1. The problem statement, all variables and given/known data
Hi guys, once again I'm having troubles with a magnetic system problem. Here it is:
Consider a magnetic system described by the state equation $M=f(B,T)$ where M is the magnetization of the system and B is the applied magnetic field; f is differentiable.
1)Express the differential of internal energy in funtion of T and M and determine which condition the specific heat at constant magnetization must satisfy in terms of the state equation.
2)Assume now that the state equation has the form M=f(B/T) where f is continuously differentiable and only depends on the ratio B/T. Verify that under this assumption U and $C_M$ only depend on T.
3)Assume now that the state function has the particular form $M=DB/T$ (Curie's law) and $C_M$ is constant. Write down the fundamental equation in the entropy representation.

2. Relevant equations
Lots I guess.

3. The attempt at a solution
I'm stuck at part 1), unfortunately.
So first, I think it is fair if I consider that U depends only on M, T and n where n is fixed. I don't know if I can make this assumption or start with the fact that U is a function of S, V, M and n; where V and n are fixed.

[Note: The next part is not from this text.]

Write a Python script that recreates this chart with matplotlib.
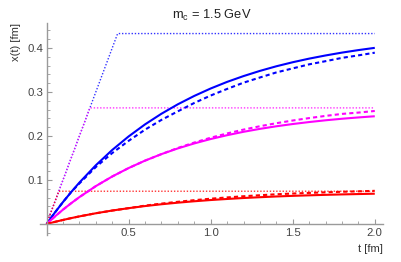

Assuming the former, then $dU=\left ( \frac{\partial U}{\partial M} \right ) _{T,n} dM+ \left ( \frac{\partial U}{\partial T} \right ) _{M,n} dT$$=C_MdT+\left [ B-T \left ( \frac{\partial B}{\partial T} \right ) _{M,n} \right ] dM$.
Using a cyclic relation on the $\left ( \frac{\partial B}{\partial T} \right ) _{M,n}$ term I reach that $dU=C_MdT+ \left [ B+T \frac{\left ( \frac{\partial M}{\partial T} \right ) _B }{\left ( \frac{\partial M}{\partial B} \right ) _T} \right ] dM$. The $C_M$ bothers me, but I don't think I could rewrite it with M's and T's as they are asking. The partial derivatives also bother me, I don't know if I must rewrite that expression.
I don't really know the form of the expression they are asking me. Any tip is appreciated. Thank you.